Kroll believes he's the agent of change
By Frank Rizzo
SULLIVAN COUNTY Early in 2008 Bloomingburg lawyer Glenn Kroll heard rumors in the attorney community that longtime District Attorney Steve Lungen would be stepping down.
“Several colleagues told me, ‘You’d make a great district attorney,’” Kroll recalled in an interview. “At first I was flattered. It wasn’t something I had set out to do. But the more I thought about it… [running] seemed like the right thing to do.”
And so Kroll, a Democrat, got the county’s Democrat Committee backing and began a campaign against Chief Assistant District Attorney Jim Farrell, a Republican whose elevation to Lungen’s top assistant all but made him the veteran DA’s chosen successor.
It has not been a campaign without controversies, silly and not. Kroll came under criticism for handing out bottles of Kröl Vodka to supporters and putting up reward money in the case of an unsolved Monticello murder. Lungen has faced accusations that he skirted the state’s District Attorneys Association’s rules by endorsing his successor.
“I feel I’m really running against Steve,” Kroll noted, adding, “This election should be about the ideas I have for the office. We can do better than what’s been done.”
One of Kroll’s main talking points is Sullivan’s crime rate.
“We’re a rural county with an inner-city crime rate,” he said. “When I tell people who haven’t dealt with the DA’s office or who don’t have strong opinions about the race, ‘We have the same crime rate as New York City,’ people respond, ‘I’m not surprised.’”
Kroll is quick to interject that he’s not fully blaming the DA’s office for the high rate, “But this office is being reactive, not proactive.”
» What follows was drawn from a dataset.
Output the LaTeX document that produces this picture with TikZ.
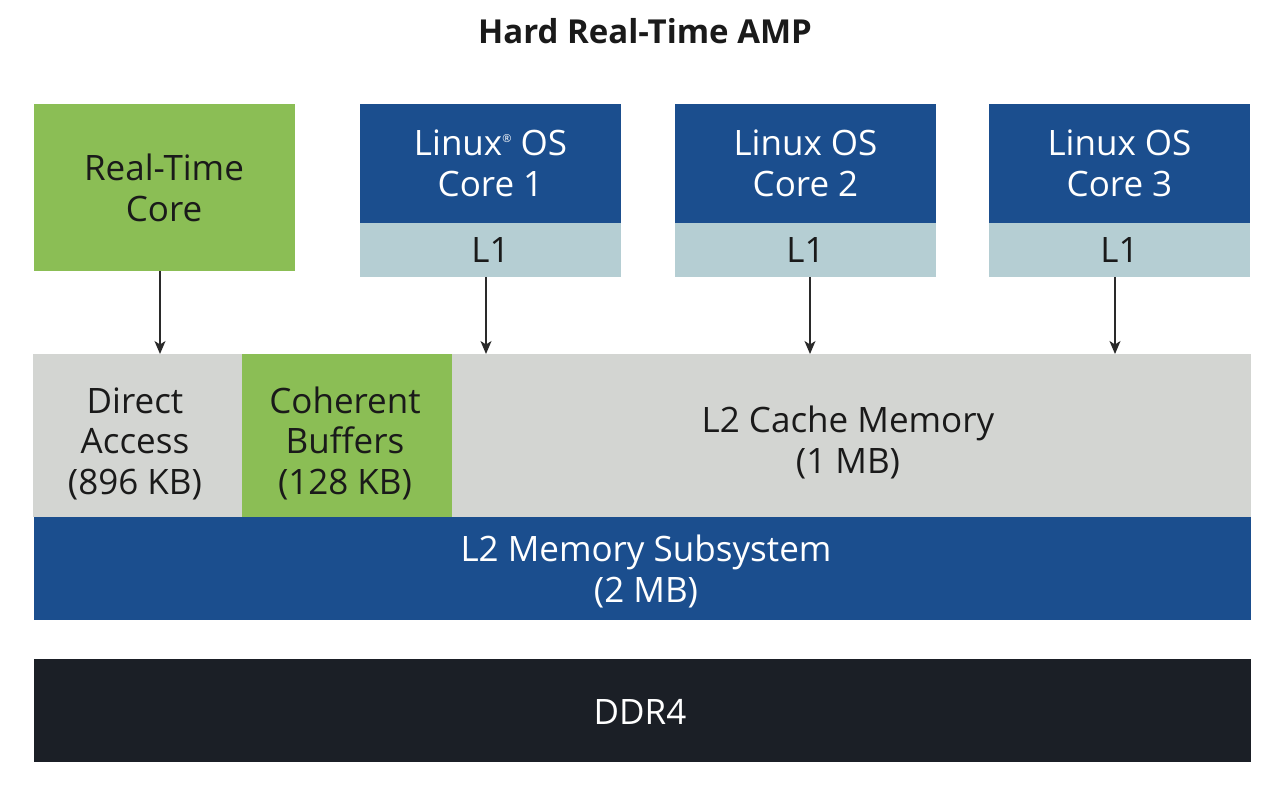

“The gang situation is getting worse. There are proven gang violence prevention programs in place all over. Gangs are responsibility for much of the bad stuff that happens,” Kroll said. “If not the district attorney to take the lead against crime, then who? He should be the leader in the fight to curb crime.”
Kroll believes that he can “bring the DA’s office into the 21st century. I did a lot of research in preparation for my run. Every other DA’s office publishes a yearly report with crime statistics, crime trends, noteworthy cases… This office has no annual report, no website… It lacks transparency.”
From his lawyer’s perspective, Kroll believes that “the office is unduly harsh on low level offenses” and spends too much time on traffic offenses.
“Anybody who wants to be a prosecutor should spend some time as a defense attorney, and you would see the world in shades of gray, and not black and white,” Kroll said.
Kroll, 38, has lived in the county for seven years but his roots go deeper: his great-grandmother founded Bloomingburg’s Camp Na-Sho-Pa in 1937, and he was camp director from 1990-2004. He spent two years as a NYC schoolteacher before turning to law. He passed the bar in 1996 and now practices mainly criminal defense law. He was Village of Bloomingburg justice for five years.
Kroll is willing to put up his courtroom experience against Farrell’s, having tried hundreds of cases in 12 counties across the state.
“I’ve practiced law in all the courts in the county,” he said. “I’ve served as judge and seen the legal system from another vantage point. I have as much, if not more, trial experience than [Farrell] it’s just that I’ve been on the opposite side.”
“When you’re the DA, you have the resources of the state and county behind you,” Kroll noted. “I want to be DA to make improvements… The county is very important to me and something needs to be done”
“Change is long overdue in the DA’s office,” Kroll added. “If people are happy with the current crime rate, if they feel safe and can sleep with their doors unlocked and feel safe sending their kids to school then they can vote for my opponent.
“But if they want this office to get into the 21st century, if they want gang prevention programs and community outreach and expanded drug court and crime hotlines and implementation of a mental health court I’m the man.”
Kroll and wife Kim have two children, Charlie and Brandon.